If you’re a TCG player, the blend of vendors and free-play areas means you can buy singles, test decks, and trade on the spot. It’s the kind of low-pressure environment that local game stores used to provide before so many of them closed between 2020 and 2024.
Families with younger gamers will find the format approachable. The “young or young at heart” framing from the organizers isn’t just copy. Events like this genuinely skew more accessible than the convention circuit, both in cost and in atmosphere.
| Detail | Info |
|---|---|
| Dates | February 28 – March 1, 2026 |
| Location | AV Fair & Event Center, Lancaster, CA |
| Tickets | $7.18 – $12.51 (presale ends 2/27) |
| Format | Vendor hall, free-play, TCG, collectibles |
| Re-entry | Unlimited with any ticket |
| Registration | Eventbrite |
The Real Value of Showing Up
There’s something happening beneath the surface of events like this that the industry doesn’t always acknowledge. The physical gaming community, the people who still care about boxed copies, who trade cards across folding tables, who drive an hour to browse a vendor’s inventory, that community is growing again. Not because of nostalgia alone, but because digital-only ecosystems have made ownership feel increasingly fragile.

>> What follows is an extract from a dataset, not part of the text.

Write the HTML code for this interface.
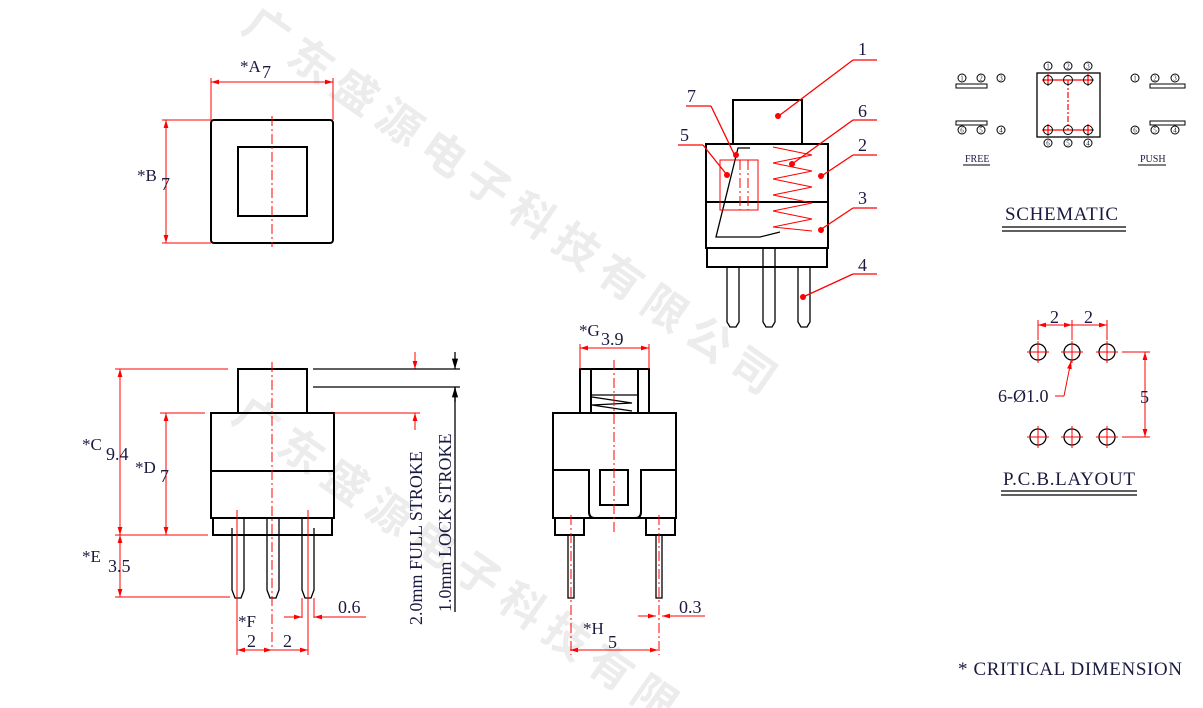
<!DOCTYPE html>
<html><head><meta charset="utf-8"><style>
html,body{margin:0;padding:0;background:#fff;width:1203px;height:708px;overflow:hidden;}
svg{display:block;}
text{font-family:"Liberation Serif",serif;fill:#1a1a40;}
.wm text{font-family:"Noto Sans CJK SC",sans-serif;fill:#ececec;font-weight:bold;}
.k{stroke:#000;stroke-width:2;fill:none;}
.k1{stroke:#000;stroke-width:1.3;fill:none;}
.r{stroke:#f00;stroke-width:1;fill:none;}
.rc{stroke:#f00;stroke-width:1;fill:none;stroke-dasharray:10 3 2 3;}
.rf{fill:#f00;stroke:none;}
</style></head><body>
<svg width="1203" height="708" viewBox="0 0 1203 708" xmlns="http://www.w3.org/2000/svg">
<defs>
<marker id="a" viewBox="0 0 10 10" refX="10" refY="5" markerWidth="8" markerHeight="8" orient="auto-start-reverse"><path d="M0,2 L10,5 L0,8 z" fill="#f00"/></marker>
<marker id="ak" viewBox="0 0 10 10" refX="10" refY="5" markerWidth="8" markerHeight="8" orient="auto-start-reverse"><path d="M0,2 L10,5 L0,8 z" fill="#000"/></marker>
</defs>
<!-- watermark -->
<g class="wm" font-size="44">
<text transform="translate(240,30) rotate(35)">广 东 盛 源 电 子 科 技 有 限 公 司</text>
<text transform="translate(230,420) rotate(35)">广 东 盛 源 电 子 科 技 有 限</text>
</g>

<!-- TOP VIEW -->
<rect class="k" x="211" y="120" width="122" height="123" rx="3"/>
<rect class="k" x="238" y="147" width="69" height="69"/>
<line class="rc" x1="272" y1="116" x2="272" y2="247"/>
<line class="r" x1="211" y1="120" x2="211" y2="78"/><line class="r" x1="333" y1="120" x2="333" y2="78"/>
<line class="r" x1="211" y1="82" x2="333" y2="82" marker-start="url(#a)" marker-end="url(#a)"/>
<text x="240" y="72" font-size="17">*A</text><text x="262" y="78" font-size="18">7</text>
<line class="r" x1="211" y1="120" x2="162" y2="120"/><line class="r" x1="211" y1="243" x2="162" y2="243"/>
<line class="r" x1="166" y1="120" x2="166" y2="243" marker-start="url(#a)" marker-end="url(#a)"/>
<text x="137" y="181" font-size="17">*B</text><text x="161" y="190" font-size="18">7</text>

<!-- FRONT VIEW -->
<rect class="k" x="238" y="369" width="69" height="44"/>
<rect class="k" x="211" y="413" width="123" height="105"/>
<line class="k" x1="211" y1="471" x2="334" y2="471"/>
<rect class="k" x="213" y="518" width="119" height="17"/>
<g class="k1">
<path d="M232,528 L232,590 L235,598 L241,598 L244,590 L244,518"/>
<path d="M267,518 L267,590 L270,598 L276,598 L279,590 L279,518"/>
<path d="M302,518 L302,590 L305,598 L311,598 L314,590 L314,528"/>
</g>
<line class="rc" x1="272" y1="362" x2="272" y2="650"/>
<line class="r" x1="237" y1="510" x2="237" y2="655"/><line class="r" x1="308" y1="510" x2="308" y2="655"/>
<line class="r" x1="302" y1="598" x2="302" y2="618"/><line class="r" x1="314" y1="598" x2="314" y2="618"/>
<line class="r" x1="237" y1="650" x2="272" y2="650" marker-start="url(#a)" marker-end="url(#a)"/>
<line class="r" x1="272" y1="650" x2="308" y2="650" marker-end="url(#a)"/>
<line class="r" x1="284" y1="617" x2="302" y2="617" marker-end="url(#a)"/>
<line class="r" x1="333" y1="617" x2="314" y2="617" marker-end="url(#a)"/>
<line class="r" x1="314" y1="617" x2="366" y2="617"/>
<text x="338" y="613" font-size="18">0.6</text>
<text x="238" y="627" font-size="17">*F</text>
<text x="247" y="647" font-size="18">2</text><text x="283" y="647" font-size="18">2</text>
<line class="r" x1="115" y1="369" x2="228" y2="369"/>
<line class="r" x1="160" y1="413" x2="205" y2="413"/>
<line class="r" x1="115" y1="535" x2="208" y2="535"/>
<line class="r" x1="115" y1="597" x2="230" y2="597"/>
<line class="r" x1="120" y1="369" x2="120" y2="535" marker-start="url(#a)" marker-end="url(#a)"/>
<line class="r" x1="120" y1="535" x2="120" y2="597" marker-start="url(#a)" marker-end="url(#a)"/>
<line class="r" x1="166" y1="413" x2="166" y2="535" marker-start="url(#a)" marker-end="url(#a)"/>
<text x="82" y="450" font-size="17">*C</text><text x="106" y="460" font-size="18">9.4</text>
<text x="135" y="473" font-size="17">*D</text><text x="160" y="482" font-size="18">7</text>
<text x="82" y="562" font-size="17">*E</text><text x="108" y="572" font-size="18">3.5</text>
<!-- strokes -->
<line class="r" x1="313" y1="369" x2="420" y2="369"/>
<line class="r" x1="334" y1="413" x2="420" y2="413"/>
<line class="r" x1="415" y1="352" x2="415" y2="369" marker-end="url(#a)"/>
<line class="r" x1="415" y1="430" x2="415" y2="413" marker-end="url(#a)"/>
<line class="k1" x1="313" y1="369" x2="460" y2="369"/>
<line class="k1" x1="313" y1="387" x2="460" y2="387"/>
<line class="k1" x1="455" y1="352" x2="455" y2="369" marker-end="url(#ak)"/>
<line class="k1" x1="455" y1="402" x2="455" y2="387" marker-end="url(#ak)"/>
<line class="k1" x1="455" y1="387" x2="455" y2="612"/>
<text transform="translate(422,625) rotate(-90)" font-size="18">2.0mm FULL STROKE</text>
<text transform="translate(451,612) rotate(-90)" font-size="18">1.0mm LOCK STROKE</text>

<!-- SIDE VIEW -->
<rect class="k" x="580" y="369" width="69" height="44"/>
<line class="k" x1="591" y1="369" x2="591" y2="413"/><line class="k" x1="638" y1="369" x2="638" y2="413"/>
<line class="k1" x1="591" y1="395" x2="638" y2="395"/>
<path class="k1" d="M592,397 L632,403 L592,405 L632,411"/>
<rect class="k" x="553" y="413" width="123" height="105"/>
<path class="k" d="M553,470 L589,470 L589,512 Q589,518 595,518 L635,518 Q641,518 641,512 L641,470 L676,470"/>
<rect class="k" x="600" y="470" width="28" height="35"/>
<rect class="k" x="555" y="518" width="29" height="17"/>
<rect class="k" x="646" y="518" width="29" height="17"/>
<rect class="k1" x="568" y="535" width="6" height="63"/>
<rect class="k1" x="656" y="535" width="6" height="63"/>
<line class="rc" x1="614" y1="360" x2="614" y2="535"/>
<line class="rc" x1="571" y1="515" x2="571" y2="655"/><line class="rc" x1="659" y1="515" x2="659" y2="655"/>
<line class="r" x1="580" y1="369" x2="580" y2="344"/><line class="r" x1="649" y1="369" x2="649" y2="344"/>
<line class="r" x1="580" y1="348" x2="649" y2="348" marker-start="url(#a)" marker-end="url(#a)"/>
<text x="579" y="336" font-size="17">*G</text><text x="601" y="345" font-size="18">3.9</text>
<line class="r" x1="570" y1="650" x2="658" y2="650" marker-start="url(#a)" marker-end="url(#a)"/>
<text x="583" y="634" font-size="17">*H</text><text x="608" y="648" font-size="18">5</text>
<line class="r" x1="638" y1="616" x2="656" y2="616" marker-end="url(#a)"/>
<line class="r" x1="680" y1="616" x2="662" y2="616" marker-end="url(#a)"/>
<line class="r" x1="662" y1="616" x2="705" y2="616"/>
<text x="679" y="613" font-size="18">0.3</text>

<!-- EXPLODED VIEW -->
<rect class="k" x="733" y="100" width="69" height="44"/>
<rect class="k" x="706" y="144" width="122" height="104"/>
<line class="k" x1="706" y1="202" x2="828" y2="202"/>
<rect class="k" x="707" y="248" width="120" height="19"/>
<g class="k1">
<path d="M727,267 L727,322 L730,327 L736,327 L739,322 L739,267"/>
<path d="M763,248 L763,322 L766,327 L772,327 L775,322 L775,248"/>
<path d="M798,267 L798,322 L801,327 L807,327 L810,322 L810,267"/>
<path d="M750,148 L738,148 L716,237 L760,237 L780,232"/>
</g>
<rect class="r" x="720" y="160" width="38" height="50"/>
<line class="rc" x1="740" y1="160" x2="740" y2="210"/><line class="rc" x1="748" y1="160" x2="748" y2="210"/>
<path class="r" d="M773,147 L812,155 L773,163 L812,171 L773,179 L812,187 L773,195 L812,203 L773,211 L812,219 L773,227 L812,231"/>
<g stroke="#f00" stroke-width="1.3" fill="none">
<line x1="780" y1="115" x2="853" y2="60"/><line x1="853" y1="60" x2="877" y2="60"/>
<line x1="792" y1="164" x2="853" y2="120"/><line x1="853" y1="120" x2="877" y2="120"/>
<line x1="820" y1="177" x2="853" y2="155"/><line x1="853" y1="155" x2="877" y2="155"/>
<line x1="820" y1="230" x2="853" y2="208"/><line x1="853" y1="208" x2="877" y2="208"/>
<line x1="803" y1="297" x2="853" y2="274"/><line x1="853" y1="274" x2="877" y2="274"/>
<line x1="735" y1="156" x2="711" y2="106"/><line x1="711" y1="106" x2="686" y2="106"/>
<line x1="727" y1="175" x2="703" y2="145"/><line x1="703" y1="145" x2="678" y2="145"/>
</g>
<g class="rf"><circle cx="778" cy="116" r="3"/><circle cx="792" cy="164" r="3"/><circle cx="821" cy="176" r="3"/><circle cx="821" cy="230" r="3"/><circle cx="803" cy="297" r="3"/><circle cx="736" cy="155" r="3"/><circle cx="727" cy="175" r="3"/></g>
<g font-size="18"><text x="858" y="55">1</text><text x="858" y="117">6</text><text x="858" y="151">2</text><text x="858" y="204">3</text><text x="858" y="271">4</text><text x="687" y="102">7</text><text x="680" y="141">5</text></g>

<!-- SCHEMATIC -->
<rect x="1037" y="73" width="63" height="64" fill="none" stroke="#000" stroke-width="1.3"/>
<g stroke="#f00" stroke-width="1.2" fill="none">
<line x1="1042" y1="80" x2="1094" y2="80"/><line x1="1042" y1="130" x2="1094" y2="130"/>
<line x1="1068" y1="80" x2="1068" y2="130" stroke-dasharray="6 2 2 2"/>
<line x1="1048" y1="74" x2="1048" y2="86"/><line x1="1088" y1="74" x2="1088" y2="86"/>
<line x1="1048" y1="124" x2="1048" y2="136"/><line x1="1088" y1="124" x2="1088" y2="136"/>
</g>
<g fill="none" stroke="#000" stroke-width="1">
<circle cx="1048" cy="80" r="4.5"/><circle cx="1068" cy="80" r="4.5"/><circle cx="1088" cy="80" r="4.5"/>
<circle cx="1048" cy="130" r="4.5"/><circle cx="1068" cy="130" r="4.5"/><circle cx="1088" cy="130" r="4.5"/>
<circle cx="1048" cy="66" r="4"/><circle cx="1068" cy="66" r="4"/><circle cx="1088" cy="66" r="4"/>
<circle cx="1048" cy="143" r="4"/><circle cx="1068" cy="143" r="4"/><circle cx="1088" cy="143" r="4"/>
<circle cx="962" cy="78" r="4"/><circle cx="981" cy="78" r="4"/><circle cx="1001" cy="78" r="4"/>
<circle cx="962" cy="130" r="4"/><circle cx="981" cy="130" r="4"/><circle cx="1001" cy="130" r="4"/>
<rect x="956" y="84" width="31" height="4"/><rect x="956" y="121" width="31" height="4"/>
<circle cx="1135" cy="78" r="4"/><circle cx="1155" cy="78" r="4"/><circle cx="1175" cy="78" r="4"/>
<circle cx="1135" cy="130" r="4"/><circle cx="1155" cy="130" r="4"/><circle cx="1175" cy="130" r="4"/>
<rect x="1150" y="84" width="35" height="4"/><rect x="1150" y="121" width="35" height="4"/>
</g>
<g font-size="7" text-anchor="middle">
<text x="1048" y="68.5">1</text><text x="1068" y="68.5">2</text><text x="1088" y="68.5">3</text>
<text x="1048" y="145.5">6</text><text x="1068" y="145.5">5</text><text x="1088" y="145.5">4</text>
<text x="962" y="80.5">1</text><text x="981" y="80.5">2</text><text x="1001" y="80.5">3</text>
<text x="962" y="132.5">6</text><text x="981" y="132.5">5</text><text x="1001" y="132.5">4</text>
<text x="1135" y="80.5">1</text><text x="1155" y="80.5">2</text><text x="1175" y="80.5">3</text>
<text x="1135" y="132.5">6</text><text x="1155" y="132.5">5</text><text x="1175" y="132.5">4</text>
</g>
<text x="965" y="162" font-size="10">FREE</text><line x1="963" y1="165" x2="990" y2="165" stroke="#000"/>
<text x="1140" y="162" font-size="10">PUSH</text><line x1="1138" y1="165" x2="1166" y2="165" stroke="#000"/>
<text x="1005" y="220" font-size="19" textLength="113">SCHEMATIC</text>
<line x1="1002" y1="227" x2="1126" y2="227" stroke="#000" stroke-width="1.3"/>
<line x1="1002" y1="231" x2="1126" y2="231" stroke="#000" stroke-width="1.3"/>

<!-- PCB -->
<g fill="none" stroke="#000" stroke-width="1.3">
<circle cx="1038" cy="352" r="8"/><circle cx="1072" cy="352" r="8"/><circle cx="1107" cy="352" r="8"/>
<circle cx="1038" cy="437" r="8"/><circle cx="1072" cy="437" r="8"/><circle cx="1107" cy="437" r="8"/>
</g>
<g stroke="#f00" stroke-width="1" fill="none">
<path d="M1027,352h22M1038,341v22M1061,352h22M1072,341v22M1096,352h22M1107,341v22M1027,437h22M1038,426v22M1061,437h22M1072,426v22M1096,437h22M1107,426v22"/>
<line x1="1038" y1="340" x2="1038" y2="320"/><line x1="1072" y1="340" x2="1072" y2="320"/><line x1="1107" y1="340" x2="1107" y2="320"/>
<line x1="1038" y1="325" x2="1072" y2="325" marker-start="url(#a)" marker-end="url(#a)"/>
<line x1="1072" y1="325" x2="1107" y2="325" marker-end="url(#a)"/>
<line x1="1122" y1="352" x2="1150" y2="352"/><line x1="1122" y1="437" x2="1150" y2="437"/>
<line x1="1145" y1="352" x2="1145" y2="437" marker-start="url(#a)" marker-end="url(#a)"/>
<line x1="1055" y1="396" x2="1064" y2="396"/><line x1="1064" y1="396" x2="1071" y2="361" marker-end="url(#a)"/>
</g>
<text x="1050" y="323" font-size="18">2</text><text x="1084" y="323" font-size="18">2</text>
<text x="1140" y="403" font-size="18">5</text>
<text x="998" y="402" font-size="18">6-Ø1.0</text>
<text x="1003" y="485" font-size="19" textLength="132">P.C.B.LAYOUT</text>
<line x1="1001" y1="491" x2="1137" y2="491" stroke="#000" stroke-width="1.3"/>
<line x1="1001" y1="495" x2="1137" y2="495" stroke="#000" stroke-width="1.3"/>

<text x="958" y="675" font-size="19" textLength="224">* CRITICAL  DIMENSION</text>
</svg>
</body></html>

When Ubisoft delisted The Crew and players lost access to a game they’d paid for, it wasn’t just a PR problem. It was a philosophical one. Physical media festivals are, in their own quiet way, a response to that shift.
The Lancaster Gamer Festival won’t make headlines. It won’t trend on social media. But it will put a few hundred people in a room together who still believe that the best part of gaming culture happens offline.
And honestly, isn’t that worth more than another digital showcase?